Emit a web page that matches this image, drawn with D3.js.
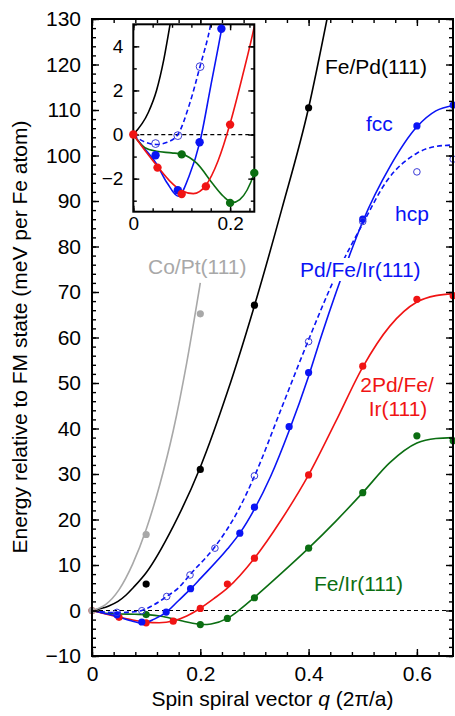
<!DOCTYPE html>
<html lang="en">
<head>
<meta charset="utf-8">
<title>Spin spiral energies</title>
<script src="https://d3js.org/d3.v7.min.js"></script>
<style>
  body { margin: 0; background: #fff; }
  svg text { font-family: "Liberation Sans", Arial, Helvetica, sans-serif; }
</style>
</head>
<body>
<div id="mainDiv"></div>
<script>
const width = 455
const height = 716

// fitted curves, [q, E]
const coPtCurve = [[0,0],[0.025,1.3],[0.05,4.6],[0.075,10.2],[0.1,17.8],[0.125,27.6],[0.15,39.5],[0.175,54.5],[0.2,72]]
const fePdCurve = [[0,0],[0.031,1],[0.048,2],[0.063,3.4],[0.076,5],[0.1,8.3],[0.15,18.5],[0.2,31.5],[0.25,48],[0.3,67],[0.35,88],[0.4,110.5],[0.434,130]]
const fccCurve = [[0,0],[0.02,-0.55],[0.047,-1.3],[0.07,-2.2],[0.093,-2.8],[0.115,-1.9],[0.138,-0.3],[0.16,2.2],[0.183,4.85],[0.2,7],[0.25,13.5],[0.273,17],[0.3,22.3],[0.33,29.5],[0.364,39.5],[0.4,51.5],[0.424,60.5],[0.451,70],[0.477,78.5],[0.5,85.5],[0.55,97.5],[0.6,106.3],[0.635,109.8],[0.667,111]]
const hcpCurve = [[0,0],[0.02,-0.3],[0.047,-0.45],[0.07,-0.35],[0.092,0],[0.115,1.3],[0.138,3.1],[0.16,5],[0.181,7.9],[0.227,14],[0.27,22],[0.3,29.5],[0.35,44.5],[0.4,59.5],[0.45,73.5],[0.5,85],[0.545,94.5],[0.6,100.5],[0.635,102],[0.667,102.3]]
const pd2Curve = [[0,0],[0.025,-0.75],[0.05,-1.45],[0.075,-2.1],[0.1,-2.55],[0.124,-2.68],[0.15,-2.3],[0.175,-1.2],[0.2,0.5],[0.225,2.6],[0.25,4.9],[0.3,11.5],[0.35,20],[0.4,29.8],[0.45,41.5],[0.5,53.5],[0.55,62.5],[0.6,67.8],[0.635,69.2],[0.667,69.6]]
const feIrCurve = [[0,0],[0.024,-0.6],[0.048,-0.76],[0.079,-0.83],[0.102,-0.9],[0.131,-1.3],[0.165,-2.26],[0.186,-2.8],[0.205,-3.08],[0.22,-2.95],[0.25,-1.74],[0.275,0.4],[0.3,2.9],[0.35,8.2],[0.4,13.7],[0.45,19.6],[0.5,25.9],[0.55,32.5],[0.6,36.8],[0.635,37.8],[0.667,38]]

// computed energies
const coPtPoints = [[0,0],[0.1,16.7],[0.2,65.2]]
const fePdPoints = [[0.1,5.8],[0.2,31],[0.3,67.1],[0.4,110.5]]
const fccPoints = [[0.046,-0.94],[0.092,-2.53],[0.137,-0.35],[0.182,4.8],[0.273,17],[0.3,22.7],[0.364,40.4],[0.4,52.3],[0.5,86],[0.6,106.5],[0.667,111.1]]
const hcpPoints = [[0.046,-0.41],[0.092,-0.05],[0.138,3.08],[0.181,7.8],[0.227,13.7],[0.3,29.6],[0.4,59.1],[0.5,85.5],[0.6,96.4],[0.667,99.2]]
const pd2Points = [[0,0],[0.05,-1.5],[0.1,-2.7],[0.15,-2.35],[0.2,0.45],[0.25,5.8],[0.3,11.5],[0.4,29.8],[0.5,53.7],[0.6,68.4],[0.667,69.2]]
const feIrPoints = [[0.1,-0.9],[0.2,-3.1],[0.25,-1.74],[0.3,2.8],[0.4,13.7],[0.5,25.9],[0.6,38.4],[0.667,37.3]]

const xTicksMain = [0, 0.2, 0.4, 0.6]
const yTicksMain = [-10, 0, 10, 20, 30, 40, 50, 60, 70, 80, 90, 100, 110, 120, 130]
const xTicksInset = [0, 0.2]
const yTicksInset = [-2, 0, 2, 4]

const blue = '#0a14f5', red = '#f01414', green = '#0b6e12', gray = '#a8a8a8'

const series = {
  feIr: { curve: feIrCurve, points: feIrPoints, color: green },
  pd2: { curve: pd2Curve, points: pd2Points, color: red },
  fcc: { curve: fccCurve, points: fccPoints, color: blue },
  hcp: { curve: hcpCurve, points: hcpPoints, color: blue, dashed: true, hollow: true },
  fePd: { curve: fePdCurve, points: fePdPoints, color: '#000' },
  coPt: { curve: coPtCurve, points: coPtPoints, color: gray }
}

const svg = d3.select('#mainDiv').append('svg')
  .attr('width', width)
  .attr('height', height)

const defs = svg.append('defs')

function addClip(id, x0, y0, x1, y1) {
  defs.append('clipPath').attr('id', id)
    .append('rect').attr('x', x0).attr('y', y0).attr('width', x1 - x0).attr('height', y1 - y0)
}

// ticks pointing inward on all four sides
function frameTicks(g, xs, ys, o) {
  const [x0, x1] = xs.range()
  const [y0, y1] = ys.range() // y0 bottom
  const noDomain = sel => sel.select('.domain').remove()
  g.append('g').attr('transform', `translate(0,${y0})`)
    .call(d3.axisBottom(xs).tickValues(o.xMinor).tickSize(-o.minor).tickFormat('')).call(noDomain)
  g.append('g').attr('transform', `translate(0,${y1})`)
    .call(d3.axisTop(xs).tickValues(o.xMinor).tickSize(-o.minor).tickFormat('')).call(noDomain)
  g.append('g').attr('transform', `translate(${x0},0)`)
    .call(d3.axisLeft(ys).tickValues(o.yMinor).tickSize(-o.minor).tickFormat('')).call(noDomain)
  g.append('g').attr('transform', `translate(${x1},0)`)
    .call(d3.axisRight(ys).tickValues(o.yMinor).tickSize(-o.minor).tickFormat('')).call(noDomain)

  g.append('g').attr('transform', `translate(0,${y0})`)
    .call(d3.axisBottom(xs).tickValues(o.xMajor).tickSize(-o.major).tickPadding(o.padX).tickFormat(d3.format('')))
    .call(noDomain)
  g.append('g').attr('transform', `translate(0,${y1})`)
    .call(d3.axisTop(xs).tickValues(o.xMajor).tickSize(-o.major).tickFormat('')).call(noDomain)
  g.append('g').attr('transform', `translate(${x0},0)`)
    .call(d3.axisLeft(ys).tickValues(o.yMajor).tickSize(-o.major).tickPadding(o.padY).tickFormat(d3.format('d')))
    .call(noDomain)
  g.append('g').attr('transform', `translate(${x1},0)`)
    .call(d3.axisRight(ys).tickValues(o.yMajor).tickSize(-o.major).tickFormat('')).call(noDomain)

  g.selectAll('.tick line').attr('stroke', '#000').attr('stroke-width', 1.4)
  g.selectAll('.tick text').attr('fill', '#000').style('font-size', o.font + 'px')
    .style('font-family', '"Liberation Sans", Arial, sans-serif')

  g.append('rect')
    .attr('x', x0).attr('y', y1).attr('width', x1 - x0).attr('height', y0 - y1)
    .attr('fill', 'none').attr('stroke', '#000').attr('stroke-width', 2)
}

function drawSeries(g, xs, ys, keys, clipId) {
  const line = d3.line().x(d => xs(d[0])).y(d => ys(d[1])).curve(d3.curveMonotoneX)
  const zero = ys(0)
  g.append('line')
    .attr('x1', xs.range()[0]).attr('x2', xs.range()[1])
    .attr('y1', zero).attr('y2', zero)
    .attr('stroke', '#000').attr('stroke-width', 1.2).attr('stroke-dasharray', '4,3')
  const curves = g.append('g').attr('clip-path', `url(#${clipId})`)
  keys.forEach(k => {
    const s = series[k]
    curves.append('path')
      .attr('d', line(s.curve))
      .attr('fill', 'none')
      .attr('stroke', s.color)
      .attr('stroke-width', 1.6)
      .attr('stroke-dasharray', s.dashed ? '5,3' : null)
  })
}

// only the points that fall inside the panel's domain are drawn
function drawPoints(g, xs, ys, keys, r) {
  const [qa, qb] = xs.domain()
  const [ea, eb] = ys.domain()
  keys.forEach(k => {
    const s = series[k]
    const pts = s.points.filter(d => d[0] >= qa && d[0] <= qb + 0.005 && d[1] >= ea - 0.5 && d[1] <= eb + 0.5)
    g.append('g').selectAll('circle')
      .data(pts)
      .enter()
      .append('circle')
      .attr('cx', d => xs(d[0]))
      .attr('cy', d => ys(d[1]))
      .attr('r', s.hollow ? r - 0.3 : r)
      .attr('fill', s.hollow ? 'none' : s.color)
      .attr('stroke', s.hollow ? '#3a3ad8' : 'none')
      .attr('stroke-width', 1)
  })
}

// main panel
const x = d3.scaleLinear().domain([0, 2 / 3]).range([92, 453])
const y = d3.scaleLinear().domain([-10, 130]).range([656, 19])
addClip('clipMain', 92, 19, 453, 656)

const mainG = svg.append('g')
const mainKeys = ['feIr', 'pd2', 'fcc', 'hcp', 'fePd', 'coPt']
drawSeries(mainG, x, y, mainKeys, 'clipMain')

// labels on the curves
const labelG = svg.append('g').style('font-size', '21px')
const pdLabel = labelG.append('text').attr('x', 300).attr('y', 277).attr('fill', blue).text('Pd/Fe/Ir(111)')
const bb = pdLabel.node().getBBox()
labelG.insert('rect', 'text')
  .attr('x', bb.x - 2).attr('y', bb.y).attr('width', bb.width + 4).attr('height', bb.height)
  .attr('fill', '#fff')
labelG.append('text').attr('x', 325).attr('y', 74).attr('fill', '#000').text('Fe/Pd(111)')
labelG.append('text').attr('x', 366).attr('y', 131).attr('fill', blue).text('fcc')
labelG.append('text').attr('x', 395).attr('y', 221).attr('fill', blue).text('hcp')
labelG.append('text').attr('x', 397).attr('y', 392).attr('text-anchor', 'middle').attr('fill', red).text('2Pd/Fe/')
labelG.append('text').attr('x', 398).attr('y', 416).attr('text-anchor', 'middle').attr('fill', red).text('Ir(111)')
labelG.append('text').attr('x', 314).attr('y', 591).attr('fill', green).text('Fe/Ir(111)')
labelG.append('text').attr('x', 148).attr('y', 274).attr('fill', gray).text('Co/Pt(111)')

drawPoints(svg.append('g'), x, y, mainKeys, 3.6)

frameTicks(svg.append('g'), x, y, {
  xMajor: xTicksMain,
  xMinor: d3.range(0, 17).map(i => i * 0.04),
  yMajor: yTicksMain,
  yMinor: d3.range(-10, 131, 2),
  major: 7, minor: 4, padX: 10, padY: 11, font: 21
})

// axis titles
svg.append('text')
  .attr('transform', 'translate(27,337) rotate(-90)')
  .attr('text-anchor', 'middle')
  .style('font-size', '21px')
  .text('Energy relative to FM state (meV per Fe atom)')

const xTitle = svg.append('text')
  .attr('x', 272.5).attr('y', 706)
  .attr('text-anchor', 'middle')
  .style('font-size', '21px')
xTitle.append('tspan').text('Spin spiral vector ')
xTitle.append('tspan').style('font-style', 'italic').text('q')
xTitle.append('tspan').text(' (2π/a)')

// inset
const xi = d3.scaleLinear().domain([0, 0.25]).range([133.3, 254.3])
const yi = d3.scaleLinear().domain([-3.5, 5]).range([211.7, 24.3])
addClip('clipInset', 133.3, 24.3, 254.3, 211.7)

const insetG = svg.append('g')
insetG.append('rect')
  .attr('x', 133.3).attr('y', 24.3).attr('width', 121).attr('height', 187.4)
  .attr('fill', '#fff')
const insetKeys = ['fePd', 'hcp', 'fcc', 'feIr', 'pd2']
drawSeries(insetG, xi, yi, insetKeys, 'clipInset')
frameTicks(insetG.append('g'), xi, yi, {
  xMajor: xTicksInset,
  xMinor: d3.range(0, 7).map(i => i * 0.04),
  yMajor: yTicksInset,
  yMinor: d3.range(-3, 6, 1),
  major: 6, minor: 3.5, padX: 5, padY: 10, font: 19
})
drawPoints(insetG.append('g'), xi, yi, insetKeys, 4.2)
</script>
</body>
</html>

**Exercise aim:** Make an exact copy of the lines from the top of the material through the line with "const height = 716", pictures excluded.

**Output for this exercise:**
Emit a web page that matches this image, drawn with D3.js.
<!DOCTYPE html>
<html lang="en">
<head>
<meta charset="utf-8">
<title>Spin spiral energies</title>
<script src="https://d3js.org/d3.v7.min.js"></script>
<style>
  body { margin: 0; background: #fff; }
  svg text { font-family: "Liberation Sans", Arial, Helvetica, sans-serif; }
</style>
</head>
<body>
<div id="mainDiv"></div>
<script>
const width = 455
const height = 716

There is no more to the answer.